Saturday, April 23, 2005

Eldritch?

The publisher, The Library of America, has done the nation a great service by re-publishing a good selection of classic American works ranging from collections of essays to short story collections to novels. The physical books are what hardcopy books should be. They are made of good acid-free paper, the pages are trimmed, the covers are of a pleasing green and each book has a sewn in ribbon book mark.
I recently bought the Library of America edition of a collection of stories by H.P. Lovecraft. If you're not familiar with Lovecraft, he was a writer of what are often called "weird tales" that were published mostly in pulp magazines such as Weird Tales and Strange Tales during the early 20th century. He was associated with Robert E. Howard (the author of the Conan the Barbarian stories), August Dereleth (the author of the Solar Pons stories) and Robert Bloch (the author of Psycho). There are two movies that come to mind that were based on Lovecraft stories -- The Dunwich Horror, which was made in the early 70s, and Re-Animator, which was made in the late 80s or early 90s. Neither film was very faithful to the source material.
It's always dangerous to read short story collections by one author straight through, the reason being that unless the author is varied in his or her topics and themes, such as Maugham or London or Hemingway, one runs into the situation of feeling that one has waded through the swamp of one story while reading another. Once one has read about the first quarter of the Library of America edition of Lovecraft's stories one has read the best. The first one fourth of the stories are of the straight horror type. After that they fall into the Cthulhu Mythos, which, if one is not familiar with it, can get pretty grating if one doesn't have the taste for "unearthly geometry," "shuggoths," "the Old Ones," or "the mad Arab, Abdul Alhazred." Reading the story At the Mountains of Madness makes one wonder if Lovecraft hadn't suffered some sort of psychological trauma at an exhibition of early cubist paintings.
Granting that Lovecraft was a pulp writer, one can't expect him to get out of his furrow of phraseology and word usage as one would expect, oh, I don't know, the lesser educated Jack London to do.

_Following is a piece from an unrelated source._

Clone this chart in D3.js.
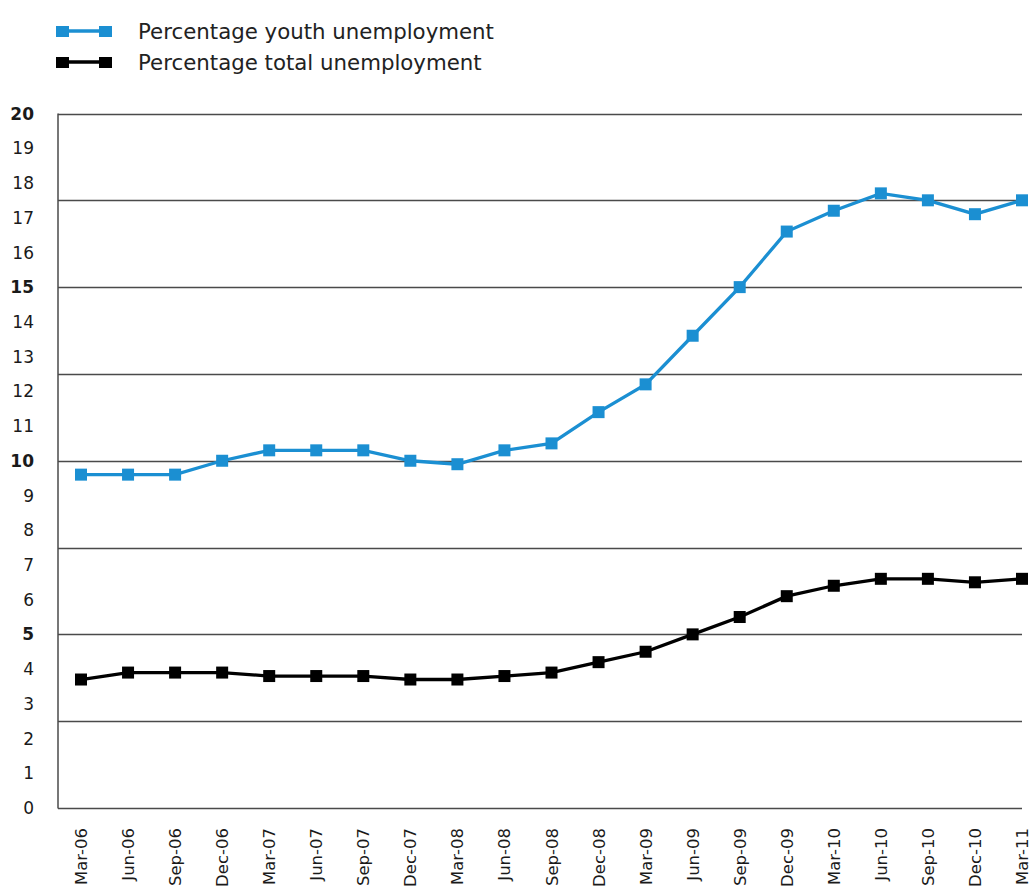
<!DOCTYPE html>
<html>
<head>
<meta charset="utf-8">
<script src="https://cdn.jsdelivr.net/npm/d3@7"></script>
<style>
  body { margin: 0; background: #fff; }
  text { font-family: "DejaVu Sans", "Open Sans", sans-serif; fill: #1a1a1a; }
</style>
</head>
<body>
<svg id="chart" width="1031" height="890"></svg>
<script>
// quarters on the x axis
const quarters = ['Mar-06', 'Jun-06', 'Sep-06', 'Dec-06', 'Mar-07', 'Jun-07', 'Sep-07', 'Dec-07',
  'Mar-08', 'Jun-08', 'Sep-08', 'Dec-08', 'Mar-09', 'Jun-09', 'Sep-09', 'Dec-09',
  'Mar-10', 'Jun-10', 'Sep-10', 'Dec-10', 'Mar-11'];

const youthRate = [9.6, 9.6, 9.6, 10.0, 10.3, 10.3, 10.3, 10.0, 9.9, 10.3, 10.5,
  11.4, 12.2, 13.6, 15.0, 16.6, 17.2, 17.7, 17.5, 17.1, 17.5];

const totalRate = [3.7, 3.9, 3.9, 3.9, 3.8, 3.8, 3.8, 3.7, 3.7, 3.8, 3.9,
  4.2, 4.5, 5.0, 5.5, 6.1, 6.4, 6.6, 6.6, 6.5, 6.6];

const yTickLabels = [0, 1, 2, 3, 4, 5, 6, 7, 8, 9, 10, 11, 12, 13, 14, 15, 16, 17, 18, 19, 20];
const gridValues = [2.5, 5, 7.5, 10, 12.5, 15, 17.5, 20];
const boldTicks = [5, 10, 15, 20];

const seriesList = [
  { name: 'Percentage youth unemployment', values: youthRate, color: '#1b8fd2' },
  { name: 'Percentage total unemployment', values: totalRate, color: '#000000' }
];

const svg = d3.select('#chart');
const plotLeft = 58, plotRight = 1022, plotTop = 113.5, plotBottom = 808;

const x = d3.scalePoint().domain(quarters).range([81, 1022]);
const y = d3.scaleLinear().domain([0, 20]).range([plotBottom, plotTop]);

// grid lines every 2.5
svg.append('g').selectAll('line').data(gridValues).enter().append('line')
  .attr('x1', plotLeft).attr('x2', plotRight)
  .attr('y1', d => Math.round(y(d)) + 0.5).attr('y2', d => Math.round(y(d)) + 0.5)
  .attr('stroke', '#4a4a4a').attr('stroke-width', 1.3);

// axes lines
svg.append('line')
  .attr('x1', plotLeft).attr('x2', plotLeft).attr('y1', plotTop).attr('y2', plotBottom + 0.5)
  .attr('stroke', '#4a4a4a').attr('stroke-width', 1.5);
svg.append('line')
  .attr('x1', plotLeft).attr('x2', plotRight).attr('y1', plotBottom + 0.5).attr('y2', plotBottom + 0.5)
  .attr('stroke', '#4a4a4a').attr('stroke-width', 1.5);

// y tick labels
svg.append('g').selectAll('text').data(yTickLabels).enter().append('text')
  .attr('x', 34)
  .attr('y', d => y(d))
  .attr('dy', '0.36em')
  .attr('text-anchor', 'end')
  .style('font-size', '17px')
  .style('font-weight', d => boldTicks.includes(d) ? 'bold' : 'normal')
  .text(d => d);

// x tick labels, rotated
svg.append('g').selectAll('text').data(quarters).enter().append('text')
  .attr('transform', d => 'translate(' + (x(d) + 6) + ',828) rotate(-90)')
  .attr('text-anchor', 'end')
  .style('font-size', '16.5px')
  .text(d => d);

const line = d3.line()
  .x((d, i) => x(quarters[i]))
  .y(d => y(d));

const marker = 12;

seriesList.forEach(s => {
  svg.append('path')
    .datum(s.values)
    .attr('d', line)
    .attr('fill', 'none')
    .attr('stroke', s.color)
    .attr('stroke-width', 3.3);
  svg.append('g').selectAll('rect').data(s.values).enter().append('rect')
    .attr('x', (d, i) => x(quarters[i]) - marker / 2)
    .attr('y', d => y(d) - marker / 2)
    .attr('width', marker)
    .attr('height', marker)
    .attr('fill', s.color);
});

// legend
const legend = svg.append('g');
seriesList.forEach((s, i) => {
  const ly = 31 + i * 31;
  legend.append('line')
    .attr('x1', 62).attr('x2', 105).attr('y1', ly).attr('y2', ly)
    .attr('stroke', s.color).attr('stroke-width', 3.3);
  [62, 105].forEach(cx => {
    legend.append('rect')
      .attr('x', cx - 6).attr('y', ly - 5)
      .attr('width', 13).attr('height', 11)
      .attr('fill', s.color);
  });
  legend.append('text')
    .attr('x', 138).attr('y', ly)
    .attr('dy', '0.36em')
    .style('font-size', '21.3px')
    .style('fill', '#222')
    .text(s.name);
});
</script>
</body>
</html>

In fact, Lovecraft's style is an attempt at an older writing style than London's. Lovecraft seems to have aspired toward a style somewhere between Regency and Victorian. Jane Austen's style is less jarring on the modern ear. Lovecraft seemed to have felt the need to use the word "eldritch" in ninety percent of his stories. It's too bad that he didn't try writing Old English a la Beowulf. If he had he might have gotten away from his obsession with "weird geometry" and stuck with horror stories, which he was pretty good at churning out.
In reading over the stories (and after a while they have a curious somnambulent quality which makes them good for bedtime reading) it suddenly hit your faithful correspondent that in his later writings Lovecraft was writing for a circle of friends instead of the public in general. There are references in the stories to stories written by friends and in order to get the fully intended impact of the references one would have to have read those stories. It's not unlike an outsider eavesdropping on the conversation among the regulars at a bar. One can get the big picture, but when the regulars refer to "Shorty's problem" one knows neither who Shorty is nor what his problem is.
But to get to cases. The best stories in the LoA volume of Lovecraft stories are: The Statement of Randolph Carter, Herbert West - Reanimator, The Horror of Red Hook, Pickman's Model, and The Case of Charles Dexter Ward. For almost everything else get out your weird protractor and your unnatural trig tables, and be prepared to figure out was a shuggoth is. Or is it suggoth?

2 comments:

Anonymous said...

Hey Bloody Nib! Enjoyed your comments on H P Lovecraft. One slight flaw, however: Library of America books come in other colors than green. They also come in blue, red, and another color that I will simply call maize (me being color blind). By the way, this is an 'insider', and I believe you have a couple of my former LOA volumes. Enjoy! Jr.

Hitz said...

You're absolutely right about the covers of the Library of America books. It just so happens that most of the ones I have are green covers. And I like the green covers best. Of course, in a perfect world we'd keep the dust covers on the books and never see the cloth covers.